Give all the lines below again, exactly, with no pictures.

START

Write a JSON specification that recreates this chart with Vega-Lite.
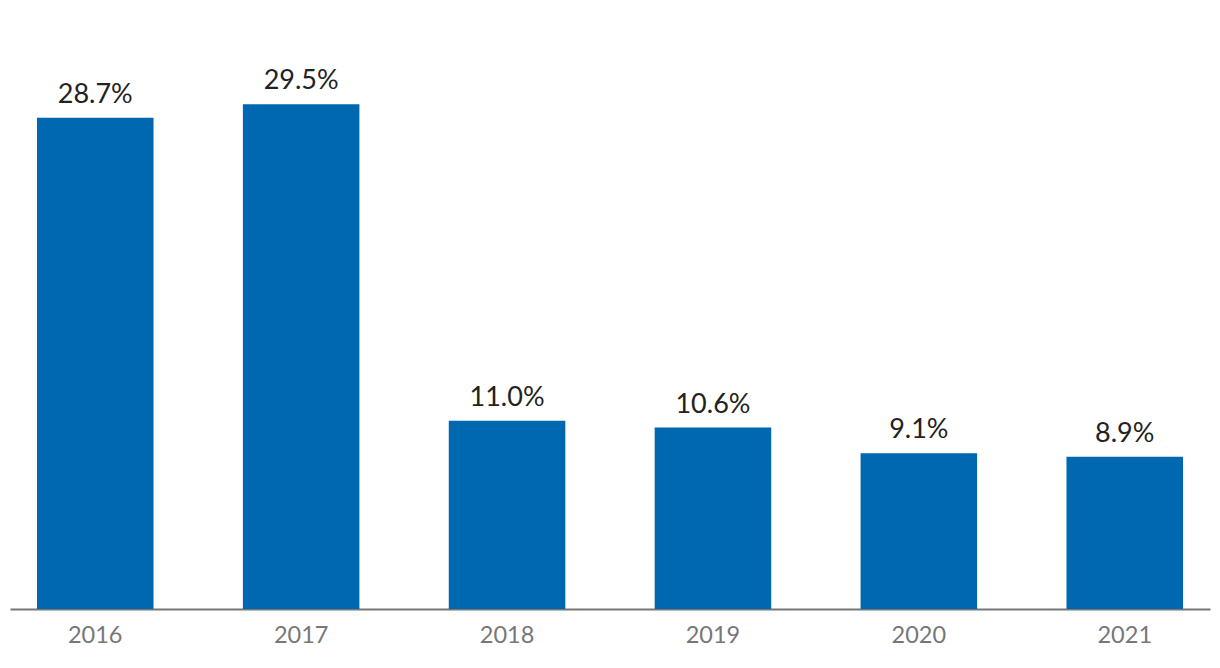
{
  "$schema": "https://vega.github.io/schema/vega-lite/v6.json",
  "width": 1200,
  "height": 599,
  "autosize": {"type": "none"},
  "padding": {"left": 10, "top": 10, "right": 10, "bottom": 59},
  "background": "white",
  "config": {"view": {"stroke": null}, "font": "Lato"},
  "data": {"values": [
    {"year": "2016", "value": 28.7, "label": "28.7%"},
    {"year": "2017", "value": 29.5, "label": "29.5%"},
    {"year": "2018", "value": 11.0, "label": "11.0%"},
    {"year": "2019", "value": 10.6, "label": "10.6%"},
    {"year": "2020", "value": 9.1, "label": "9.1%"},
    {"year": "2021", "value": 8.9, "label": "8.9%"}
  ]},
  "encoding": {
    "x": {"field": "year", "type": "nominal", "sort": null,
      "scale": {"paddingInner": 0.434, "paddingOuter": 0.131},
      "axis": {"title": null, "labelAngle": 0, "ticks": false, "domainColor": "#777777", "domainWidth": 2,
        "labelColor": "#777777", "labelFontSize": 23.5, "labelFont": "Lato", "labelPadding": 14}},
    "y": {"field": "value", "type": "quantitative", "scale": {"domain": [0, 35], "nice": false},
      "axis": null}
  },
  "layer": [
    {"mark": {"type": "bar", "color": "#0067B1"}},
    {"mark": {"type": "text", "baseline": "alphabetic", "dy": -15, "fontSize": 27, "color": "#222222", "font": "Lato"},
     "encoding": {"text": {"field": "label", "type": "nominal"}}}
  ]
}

END

- [WRITTEN RESPONSE]
Write a JSON specification that recreates this chart with Vega-Lite.
{
  "$schema": "https://vega.github.io/schema/vega-lite/v6.json",
  "width": 1200,
  "height": 599,
  "autosize": {"type": "none"},
  "padding": {"left": 10, "top": 10, "right": 10, "bottom": 59},
  "background": "white",
  "config": {"view": {"stroke": null}, "font": "Lato"},
  "data": {"values": [
    {"year": "2016", "value": 28.7, "label": "28.7%"},
    {"year": "2017", "value": 29.5, "label": "29.5%"},
    {"year": "2018", "value": 11.0, "label": "11.0%"},
    {"year": "2019", "value": 10.6, "label": "10.6%"},
    {"year": "2020", "value": 9.1, "label": "9.1%"},
    {"year": "2021", "value": 8.9, "label": "8.9%"}
  ]},
  "encoding": {
    "x": {"field": "year", "type": "nominal", "sort": null,
      "scale": {"paddingInner": 0.434, "paddingOuter": 0.131},
      "axis": {"title": null, "labelAngle": 0, "ticks": false, "domainColor": "#777777", "domainWidth": 2,
        "labelColor": "#777777", "labelFontSize": 23.5, "labelFont": "Lato", "labelPadding": 14}},
    "y": {"field": "value", "type": "quantitative", "scale": {"domain": [0, 35], "nice": false},
      "axis": null}
  },
  "layer": [
    {"mark": {"type": "bar", "color": "#0067B1"}},
    {"mark": {"type": "text", "baseline": "alphabetic", "dy": -15, "fontSize": 27, "color": "#222222", "font": "Lato"},
     "encoding": {"text": {"field": "label", "type": "nominal"}}}
  ]
}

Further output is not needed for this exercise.